Born in Philadelphia, Richter was a journalist from his youth. His early career as an amateur baseball player was an invaluable tool, which provided him with a rich supply of insight into the game and players' lives (Reach Guide, 1926).
In 1872 he began his career with the Philadelphia Day, and when that paper folded eight years later, he had established his reputation as a successful managing editor in the journalistic world. He began writing for the Sunday World and started the nation's first newspaper sports department of the era while working at the Public Ledger. Richter helped form the original American Association of baseball in 1882 and to place the Philadelphia Athletics in it. The next year, becoming disgusted with the "Beer and Whiskey League" and its Sunday baseball, he helped organize the Philadelphia Phillies in the National League.
In 1883 Richter founded the Sporting Life, a weekly magazine devoted to coverage of all sports, with an emphasis on baseball. Richter hired correspondents from around the country. He was the first editor of the journal, which became the mouthpiece of baseball and a great force in the national pastime. Within a year circulation had grown to 20,000, and by 1886 it was at 40,000. Initially each issue had 16 pages and sold for ten cents.
On December 12, 1887, Richter and other baseball journalists formed the Base Ball Reporters Association of America, also referred to as the National Base Ball Reporters' Association, at Cincinnati.
In 1902 Richter jumped ship to join with the American League's founders.

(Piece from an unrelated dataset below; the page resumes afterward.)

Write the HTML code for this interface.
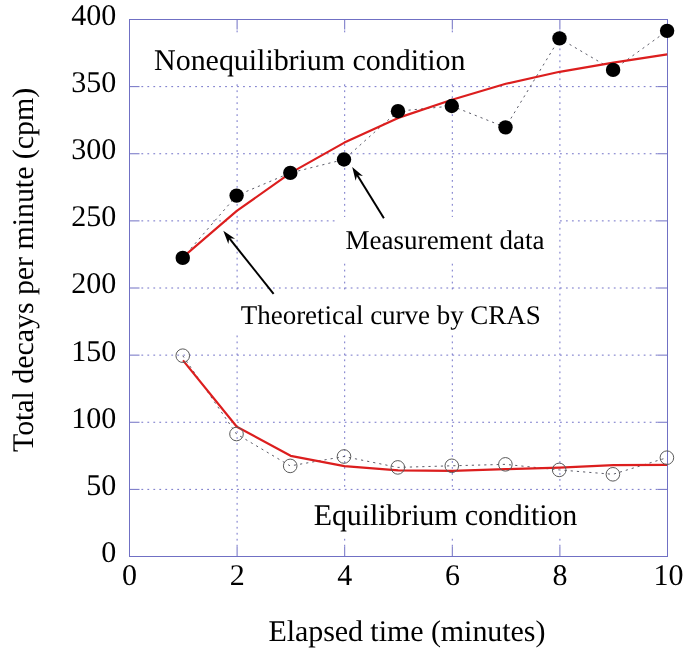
<!DOCTYPE html>
<html><head><meta charset="utf-8"><style>
html,body{margin:0;padding:0;background:#fff;}
body{width:685px;height:653px;overflow:hidden;}
svg{display:block;will-change:transform;}
text{font-family:"Liberation Serif",serif;fill:#000;text-rendering:geometricPrecision;}
</style></head><body>
<svg width="685" height="653" viewBox="0 0 685 653">
<rect width="685" height="653" fill="#fff"/>

<g stroke="#7373c8" stroke-width="1" stroke-dasharray="1.8 4.18" fill="none">
<line x1="141.4" y1="489.375" x2="657.5" y2="489.375"/>
<line x1="141.4" y1="422.25" x2="657.5" y2="422.25"/>
<line x1="141.4" y1="355.125" x2="657.5" y2="355.125"/>
<line x1="141.4" y1="288.0" x2="657.5" y2="288.0"/>
<line x1="141.4" y1="220.875" x2="657.5" y2="220.875"/>
<line x1="141.4" y1="153.75" x2="657.5" y2="153.75"/>
<line x1="141.4" y1="86.625" x2="657.5" y2="86.625"/>
<line x1="237.1" y1="30.5" x2="237.1" y2="546.5"/>
<line x1="344.7" y1="30.5" x2="344.7" y2="546.5"/>
<line x1="452.29999999999995" y1="30.5" x2="452.29999999999995" y2="546.5"/>
<line x1="559.9" y1="30.5" x2="559.9" y2="546.5"/>
</g>
<rect x="148" y="35" width="322" height="49" fill="#fff"/>
<rect x="338" y="217" width="218" height="45" fill="#fff"/>
<rect x="234" y="290" width="312" height="45" fill="#fff"/>
<rect x="308" y="491" width="276" height="47" fill="#fff"/>
<g stroke="#7070c4" stroke-width="1">
<line x1="129.5" y1="489.375" x2="139.5" y2="489.375"/>
<line x1="667.5" y1="489.375" x2="657.5" y2="489.375"/>
<line x1="129.5" y1="422.25" x2="139.5" y2="422.25"/>
<line x1="667.5" y1="422.25" x2="657.5" y2="422.25"/>
<line x1="129.5" y1="355.125" x2="139.5" y2="355.125"/>
<line x1="667.5" y1="355.125" x2="657.5" y2="355.125"/>
<line x1="129.5" y1="288.0" x2="139.5" y2="288.0"/>
<line x1="667.5" y1="288.0" x2="657.5" y2="288.0"/>
<line x1="129.5" y1="220.875" x2="139.5" y2="220.875"/>
<line x1="667.5" y1="220.875" x2="657.5" y2="220.875"/>
<line x1="129.5" y1="153.75" x2="139.5" y2="153.75"/>
<line x1="667.5" y1="153.75" x2="657.5" y2="153.75"/>
<line x1="129.5" y1="86.625" x2="139.5" y2="86.625"/>
<line x1="667.5" y1="86.625" x2="657.5" y2="86.625"/>
<line x1="237.1" y1="556.5" x2="237.1" y2="546.5"/>
<line x1="237.1" y1="19.5" x2="237.1" y2="29.5"/>
<line x1="344.7" y1="556.5" x2="344.7" y2="546.5"/>
<line x1="344.7" y1="19.5" x2="344.7" y2="29.5"/>
<line x1="452.29999999999995" y1="556.5" x2="452.29999999999995" y2="546.5"/>
<line x1="452.29999999999995" y1="19.5" x2="452.29999999999995" y2="29.5"/>
<line x1="559.9" y1="556.5" x2="559.9" y2="546.5"/>
<line x1="559.9" y1="19.5" x2="559.9" y2="29.5"/>
</g>
<rect x="129.5" y="19.5" width="538.0" height="537.0" fill="none" stroke="#7070c4" stroke-width="1"/>
<polyline points="182.75,257.90 236.60,195.60 290.30,172.90 344.00,159.50 398.00,111.20 451.80,106.00 505.50,127.35 559.50,38.40 613.10,69.90 667.10,30.85" fill="none" stroke="#5c5c68" stroke-width="1" stroke-dasharray="2.2 4"/>
<polyline points="182.75,355.70 236.50,434.00 290.20,465.90 344.00,456.50 397.80,467.40 451.80,465.80 505.40,464.35 559.20,469.90 612.90,474.30 666.90,457.70" fill="none" stroke="#5c5c68" stroke-width="1" stroke-dasharray="2.2 4"/>
<polyline points="183.00,257.10 236.80,210.90 290.60,172.90 344.40,142.60 398.20,117.90 452.00,99.80 505.80,83.80 559.60,71.80 613.40,62.60 667.20,54.30" fill="none" stroke="#dc1e1e" stroke-width="2.2" stroke-linejoin="round"/>
<polyline points="183.00,360.40 236.80,426.70 290.60,455.80 344.40,466.20 398.20,470.40 452.00,470.80 505.80,469.10 559.60,467.60 613.40,465.10 667.20,464.90" fill="none" stroke="#dc1e1e" stroke-width="2.2" stroke-linejoin="round"/>
<circle cx="182.75" cy="257.9" r="7.2" fill="#000"/>
<circle cx="236.6" cy="195.6" r="7.2" fill="#000"/>
<circle cx="290.3" cy="172.9" r="7.2" fill="#000"/>
<circle cx="344" cy="159.5" r="7.2" fill="#000"/>
<circle cx="398" cy="111.2" r="7.2" fill="#000"/>
<circle cx="451.8" cy="106" r="7.2" fill="#000"/>
<circle cx="505.5" cy="127.35" r="7.2" fill="#000"/>
<circle cx="559.5" cy="38.4" r="7.2" fill="#000"/>
<circle cx="613.1" cy="69.9" r="7.2" fill="#000"/>
<circle cx="667.1" cy="30.85" r="7.2" fill="#000"/>
<circle cx="182.75" cy="355.7" r="6.8" fill="none" stroke="#5a5a5a" stroke-width="1"/>
<circle cx="236.5" cy="434" r="6.8" fill="none" stroke="#5a5a5a" stroke-width="1"/>
<circle cx="290.2" cy="465.9" r="6.8" fill="none" stroke="#5a5a5a" stroke-width="1"/>
<circle cx="344" cy="456.5" r="6.8" fill="none" stroke="#5a5a5a" stroke-width="1"/>
<circle cx="397.8" cy="467.4" r="6.8" fill="none" stroke="#5a5a5a" stroke-width="1"/>
<circle cx="451.8" cy="465.8" r="6.8" fill="none" stroke="#5a5a5a" stroke-width="1"/>
<circle cx="505.4" cy="464.35" r="6.8" fill="none" stroke="#5a5a5a" stroke-width="1"/>
<circle cx="559.2" cy="469.9" r="6.8" fill="none" stroke="#5a5a5a" stroke-width="1"/>
<circle cx="612.9" cy="474.3" r="6.8" fill="none" stroke="#5a5a5a" stroke-width="1"/>
<circle cx="666.9" cy="457.7" r="6.8" fill="none" stroke="#5a5a5a" stroke-width="1"/>
<line x1="383.9" y1="218.2" x2="357.19" y2="174.98" stroke="#000" stroke-width="2"/><path d="M352.2,166.9 L362.95,176.12 L357.19,174.98 L355.64,180.64 Z" fill="#000"/>
<line x1="273.6" y1="293.8" x2="229.23" y2="238.22" stroke="#000" stroke-width="2"/><path d="M223.3,230.8 L235.08,238.67 L229.23,238.22 L228.36,244.03 Z" fill="#000"/>
<g font-size="30">
<text x="116.2" y="561.9" text-anchor="end">0</text>
<text x="116.2" y="494.8" text-anchor="end">50</text>
<text x="116.2" y="427.6" text-anchor="end">100</text>
<text x="116.2" y="360.5" text-anchor="end">150</text>
<text x="116.2" y="293.4" text-anchor="end">200</text>
<text x="116.2" y="226.3" text-anchor="end">250</text>
<text x="116.2" y="159.2" text-anchor="end">300</text>
<text x="116.2" y="92.0" text-anchor="end">350</text>
<text x="116.2" y="24.9" text-anchor="end">400</text>
<text x="129.6" y="584.9" text-anchor="middle">0</text>
<text x="237.2" y="584.9" text-anchor="middle">2</text>
<text x="344.8" y="584.9" text-anchor="middle">4</text>
<text x="452.4" y="584.9" text-anchor="middle">6</text>
<text x="560.0" y="584.9" text-anchor="middle">8</text>
<text x="668.4" y="584.9" text-anchor="middle">10</text>
<text x="154.1" y="70.3" textLength="311.4" lengthAdjust="spacing">Nonequilibrium condition</text>
<text x="313.7" y="525" textLength="263.6" lengthAdjust="spacing">Equilibrium condition</text>
<text x="268.4" y="641" textLength="277.0" lengthAdjust="spacing">Elapsed time (minutes)</text>
<text transform="translate(32.8,452) rotate(-90)" textLength="364.2" lengthAdjust="spacing">Total decays per minute (cpm)</text>
</g>
<g font-size="27">
<text x="345.6" y="248.6" textLength="198.8" lengthAdjust="spacing">Measurement data</text>
<text x="240.8" y="324.0" textLength="300.0" lengthAdjust="spacing">Theoretical curve by CRAS</text>
</g>
</svg></body></html>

He was a World Series official for many years, and wrote a history of baseball.
He warned of the potential problems of corruption in Sporting Life until 1917, when its doors were forever closed due to the outbreak of World War I.

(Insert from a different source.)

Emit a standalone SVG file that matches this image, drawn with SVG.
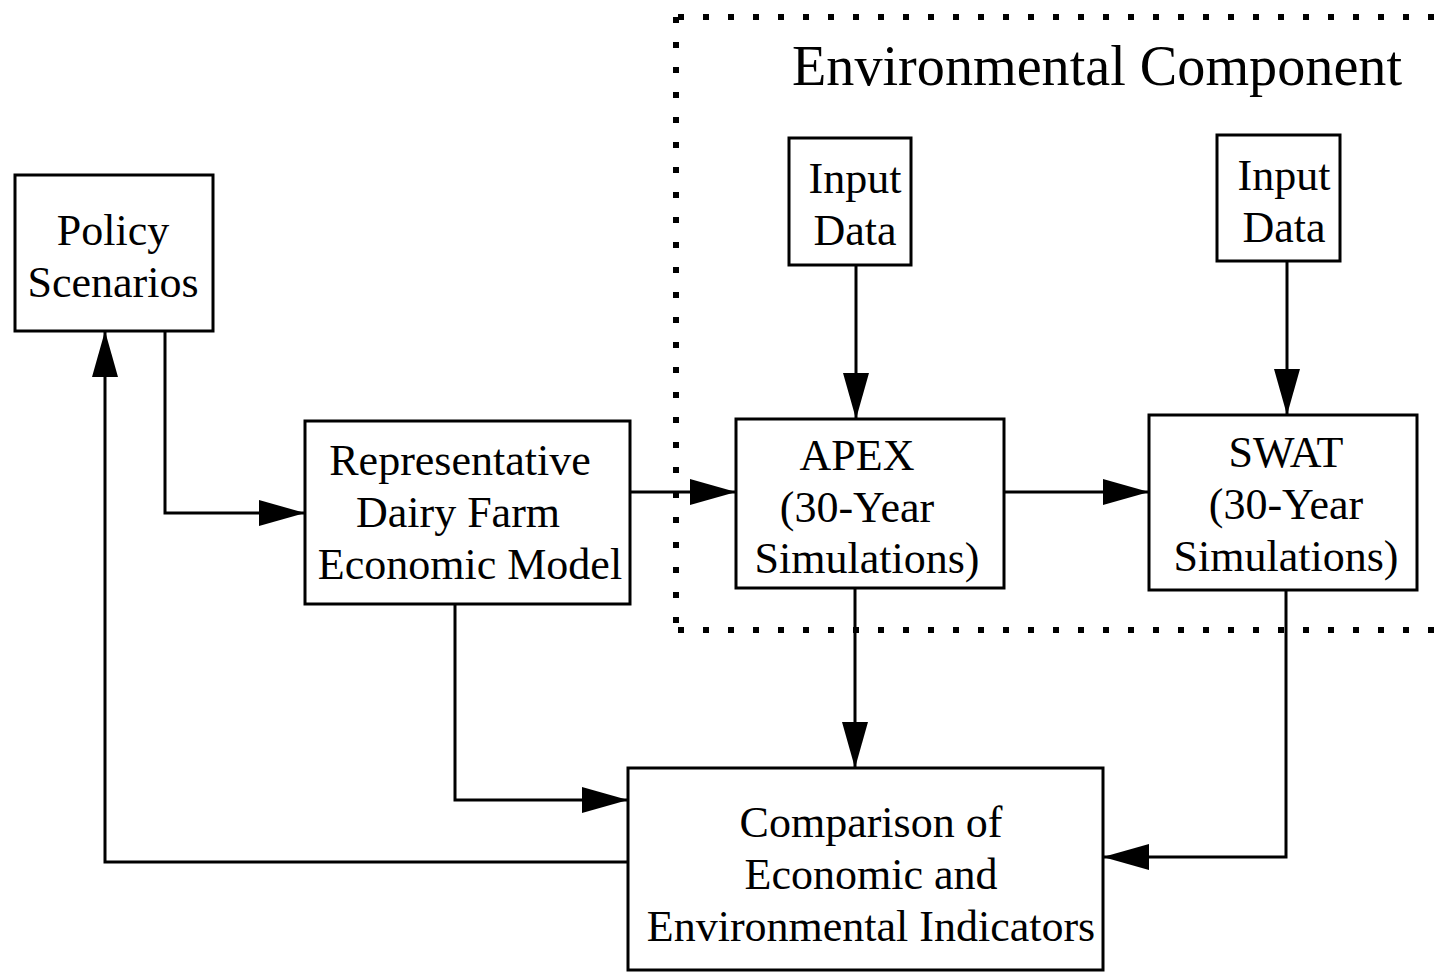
<svg xmlns="http://www.w3.org/2000/svg" width="1450" height="973" viewBox="0 0 1450 973">
<style>
.box{fill:#fff;stroke:#000;stroke-width:3}
.t{font-family:"Liberation Serif","Times New Roman",serif;font-size:44px;fill:#000;text-anchor:middle}
.c{fill:none;stroke:#000;stroke-width:3;marker-end:url(#ah)}
.dot{fill:none;stroke:#000;stroke-width:6;stroke-dasharray:6 19}
</style>
<defs>
<marker id="ah" markerUnits="userSpaceOnUse" markerWidth="46" markerHeight="26" refX="46" refY="13" orient="auto">
<path d="M0,0 L46,13 L0,26 z" fill="#000"/>
</marker>
</defs>
<rect width="1450" height="973" fill="#fff"/>
<g id="env-boundary">
<line class="dot" x1="678" y1="17" x2="1450" y2="17"/>
<line class="dot" x1="676" y1="17" x2="676" y2="632"/>
<line class="dot" x1="678" y1="630" x2="1450" y2="630"/>
<text x="1097" y="85" class="t" style="font-size:56px" textLength="610" lengthAdjust="spacingAndGlyphs">Environmental Component</text>
</g>
<g id="connectors">
<polyline class="c" points="165,331 165,513 305,513"/>
<line class="c" x1="630" y1="492" x2="736" y2="492"/>
<line class="c" x1="1004" y1="492" x2="1149" y2="492"/>
<line class="c" x1="856" y1="265" x2="856" y2="419"/>
<line class="c" x1="1287" y1="261" x2="1287" y2="415"/>
<line class="c" x1="855" y1="588" x2="855" y2="768"/>
<polyline class="c" points="455,604 455,800 628,800"/>
<polyline class="c" points="1286,590 1286,857 1103,857"/>
<polyline class="c" points="628,862 105,862 105,331"/>
</g>
<g id="policy">
<rect class="box" x="15" y="175" width="198" height="156"/>
<text class="t" x="113" y="245">Policy</text>
<text class="t" x="113" y="297">Scenarios</text>
</g>
<g id="farm">
<rect class="box" x="305" y="421" width="325" height="183"/>
<text class="t" x="460" y="475">Representative</text>
<text class="t" x="458" y="527">Dairy Farm</text>
<text class="t" x="470" y="579">Economic Model</text>
</g>
<g id="input1">
<rect class="box" x="789" y="138" width="122" height="127"/>
<text class="t" x="855" y="193">Input</text>
<text class="t" x="855" y="245">Data</text>
</g>
<g id="input2">
<rect class="box" x="1217" y="135" width="123" height="126"/>
<text class="t" x="1284" y="190">Input</text>
<text class="t" x="1284" y="242">Data</text>
</g>
<g id="apex">
<rect class="box" x="736" y="419" width="268" height="169"/>
<text class="t" x="857" y="470">APEX</text>
<text class="t" x="857" y="522">(30-Year</text>
<text class="t" x="867" y="573">Simulations)</text>
</g>
<g id="swat">
<rect class="box" x="1149" y="415" width="268" height="175"/>
<text class="t" x="1286" y="467">SWAT</text>
<text class="t" x="1286" y="519">(30-Year</text>
<text class="t" x="1286" y="571">Simulations)</text>
</g>
<g id="comparison">
<rect class="box" x="628" y="768" width="475" height="202"/>
<text class="t" x="871" y="837">Comparison of</text>
<text class="t" x="871" y="889">Economic and</text>
<text class="t" x="871" y="941">Environmental Indicators</text>
</g>
</svg>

He died on February 12, 1926.
By the end of the first quarter of the 20th century, Richter had acquired a reputation as one of baseball's most influential personalities. In fact, he had acquired so much renown that in 1907 the National League offered him the presidency of the league. Richter declined the offer, wanting instead to promote baseball "by lift(ing) the game up to the heights" of a national pastime (Reach Guide, 1926, p. 351).
Richter succeeded in lifting the game to these heights, seeing the sport through its darkest scandal in 1920 after the Black Sox Scandal. He continued his prestigious writing career, always seeking to improve the national sport, until the day before his death.
Richter had roles in the promotion of baseball and sportsmanship, as a player's advocate in salary wars, as a force in the amalgamation of the National and American Association into a twelve-team National League in 1892, in the formation of a new National Agreement (where, however, he opposed the reserve clause as adopted), in prestigious rules committees, and as a mouthpiece against gambling. He had prominent roles in areas such as promotion, record-keeping and shaping of public opinion. He was a financial backer of the 1884 Union Association and its Philadelphia team. He declared the new league "the emancipator of enslaved players and the enemy of the reserve clause" (Voigt, 1966, p. 130).
After the failure of the Players' League in 1890, Richter changed his allegiance, writing in the Sporting News that "Amidst all this noise and confusion the star ball player is the only one who can't lose, no matter which side wins" (Shaw, 2003).
He was the author of History and Records of Baseball: the American Nation's Chief Sport (Philadelphia: Sporting Life Publishing Co., 1914).
Richter died in his Philadelphia home on February 12, 1926, at the age of 71, the day after completing the 1926 edition of the Reach Official Guide. The cause of death was bronchial pneumonia. He was survived by his wife Helen and their two children, and was buried without fanfare in the Rockland section, Lot 248 at West Laurel Hill Cemetery in Bala Cynwyd, Pennsylvania.[1]
Mr. Richter founded Sporting Life and was one of the best informed men in the world in regard to the game of Base Ball. He advocated changes in rules from time to time, assisted in the amalgamation of the American Association and the National League in 1891, and at one time was offered the presidency of the National League. For many years Mr. Richter edited Reach's American League Guide and was an advocate always of the higher ethics of professional sport. He was for clean Base Ball through and through, and the best policies for the game as a national pastime had no stronger supporter in all the coterie of great Base Ball writers who flourished when Base Ball was beginning to get away from its minor surroundings to its present position in sport.